[START OF Data extract]
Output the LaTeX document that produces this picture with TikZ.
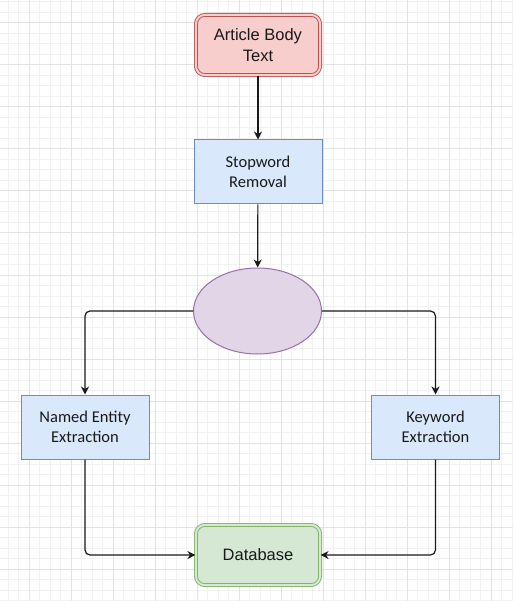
\documentclass[tikz,border=0pt]{standalone}
\usepackage{fontspec}
\setmainfont{Carlito}
\newfontfamily\arialfont{Liberation Sans}
\usetikzlibrary{arrows.meta,shapes.geometric}

\definecolor{redfill}{HTML}{F8CECC}
\definecolor{redline}{HTML}{B85450}
\definecolor{bluefill}{HTML}{DAE8FC}
\definecolor{blueline}{HTML}{6C8EBF}
\definecolor{purplefill}{HTML}{E1D5E7}
\definecolor{purpleline}{HTML}{9673A6}
\definecolor{greenfill}{HTML}{D5E8D4}
\definecolor{greenline}{HTML}{82B366}
\definecolor{gridminor}{HTML}{F2F2F2}
\definecolor{gridmajor}{HTML}{E3E3E3}

\tikzset{
	boxtext/.style={align=center, text=black!90, font=\fontsize{16.5}{20.5}\selectfont},
	stepbox/.style={boxtext, draw=blueline, fill=bluefill, line width=1pt, inner sep=0pt,
		minimum width=128pt, minimum height=64pt},
	endbox/.style={boxtext, font=\arialfont\fontsize{16.5}{20.5}\selectfont, rounded corners=9pt,
		line width=0.9pt, double distance=2pt, inner sep=0pt,
		minimum width=124.2pt, minimum height=60.2pt},
	splitnode/.style={ellipse, draw=purpleline, fill=purplefill, line width=1pt, inner sep=0pt,
		minimum width=128pt, minimum height=86pt},
	flow/.style={line width=1.2pt, black!90, rounded corners=5pt,
		-{Stealth[length=8pt, width=8pt, inset=2.5pt]}},
}

\begin{document}
\begin{tikzpicture}[x=1pt,y=-1pt]
		%%%%% START %%%%%
		
		\useasboundingbox (0,0) rectangle (513,601);
		\fill[white] (0,0) rectangle (513,601);
		
		\foreach \gx in {8,18.5,...,513} \draw[gridminor, line width=1pt] (\gx,0) -- (\gx,601);
		\foreach \gy in {2,12.5,...,601} \draw[gridminor, line width=1pt] (0,\gy) -- (513,\gy);
		\foreach \gx in {29,71,...,513} \draw[gridmajor, line width=1pt] (\gx,0) -- (\gx,601);
		\foreach \gy in {23,65,...,601} \draw[gridmajor, line width=1pt] (0,\gy) -- (513,\gy);
		
		\node[endbox, draw=redline, double=redfill, fill=redfill] (article) at (258,45) {Article Body\\Text};
		\node[stepbox] (stopword) at (258,172) {Stopword\\Removal};
		\node[splitnode] (split) at (257.5,311) {};
		
		\node[stepbox] (ner) at (85,427) {Named Entity\\Extraction};
		\node[stepbox] (kwe) at (435.5,427) {Keyword\\Extraction};
		
		\node[endbox, draw=greenline, double=greenfill, fill=greenfill] (db) at (258,555) {Database};
		
		\draw[flow] (article) -- (stopword);
		\draw[flow] (stopword) -- (split);
		\draw[flow] (split.west) -| (ner.north);
		\draw[flow] (split.east) -| (kwe.north);
		\draw[flow] (ner.south) |- (db.west);
		\draw[flow] (kwe.south) |- (db.east);
		
		%%%%% END %%%%%
	\end{tikzpicture}
\end{document}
[END OF Data extract]
■ **Directions for this task**: In this exercise, set down all of the data exactly, without the pictures.

■ **Output below**:
Output the LaTeX document that produces this picture with TikZ.
\documentclass[tikz,border=0pt]{standalone}
\usepackage{fontspec}
\setmainfont{Carlito}
\newfontfamily\arialfont{Liberation Sans}
\usetikzlibrary{arrows.meta,shapes.geometric}

\definecolor{redfill}{HTML}{F8CECC}
\definecolor{redline}{HTML}{B85450}
\definecolor{bluefill}{HTML}{DAE8FC}
\definecolor{blueline}{HTML}{6C8EBF}
\definecolor{purplefill}{HTML}{E1D5E7}
\definecolor{purpleline}{HTML}{9673A6}
\definecolor{greenfill}{HTML}{D5E8D4}
\definecolor{greenline}{HTML}{82B366}
\definecolor{gridminor}{HTML}{F2F2F2}
\definecolor{gridmajor}{HTML}{E3E3E3}

\tikzset{
	boxtext/.style={align=center, text=black!90, font=\fontsize{16.5}{20.5}\selectfont},
	stepbox/.style={boxtext, draw=blueline, fill=bluefill, line width=1pt, inner sep=0pt,
		minimum width=128pt, minimum height=64pt},
	endbox/.style={boxtext, font=\arialfont\fontsize{16.5}{20.5}\selectfont, rounded corners=9pt,
		line width=0.9pt, double distance=2pt, inner sep=0pt,
		minimum width=124.2pt, minimum height=60.2pt},
	splitnode/.style={ellipse, draw=purpleline, fill=purplefill, line width=1pt, inner sep=0pt,
		minimum width=128pt, minimum height=86pt},
	flow/.style={line width=1.2pt, black!90, rounded corners=5pt,
		-{Stealth[length=8pt, width=8pt, inset=2.5pt]}},
}

\begin{document}
\begin{tikzpicture}[x=1pt,y=-1pt]
		%%%%% START %%%%%
		
		\useasboundingbox (0,0) rectangle (513,601);
		\fill[white] (0,0) rectangle (513,601);
		
		\foreach \gx in {8,18.5,...,513} \draw[gridminor, line width=1pt] (\gx,0) -- (\gx,601);
		\foreach \gy in {2,12.5,...,601} \draw[gridminor, line width=1pt] (0,\gy) -- (513,\gy);
		\foreach \gx in {29,71,...,513} \draw[gridmajor, line width=1pt] (\gx,0) -- (\gx,601);
		\foreach \gy in {23,65,...,601} \draw[gridmajor, line width=1pt] (0,\gy) -- (513,\gy);
		
		\node[endbox, draw=redline, double=redfill, fill=redfill] (article) at (258,45) {Article Body\\Text};
		\node[stepbox] (stopword) at (258,172) {Stopword\\Removal};
		\node[splitnode] (split) at (257.5,311) {};
		
		\node[stepbox] (ner) at (85,427) {Named Entity\\Extraction};
		\node[stepbox] (kwe) at (435.5,427) {Keyword\\Extraction};
		
		\node[endbox, draw=greenline, double=greenfill, fill=greenfill] (db) at (258,555) {Database};
		
		\draw[flow] (article) -- (stopword);
		\draw[flow] (stopword) -- (split);
		\draw[flow] (split.west) -| (ner.north);
		\draw[flow] (split.east) -| (kwe.north);
		\draw[flow] (ner.south) |- (db.west);
		\draw[flow] (kwe.south) |- (db.east);
		
		%%%%% END %%%%%
	\end{tikzpicture}
\end{document}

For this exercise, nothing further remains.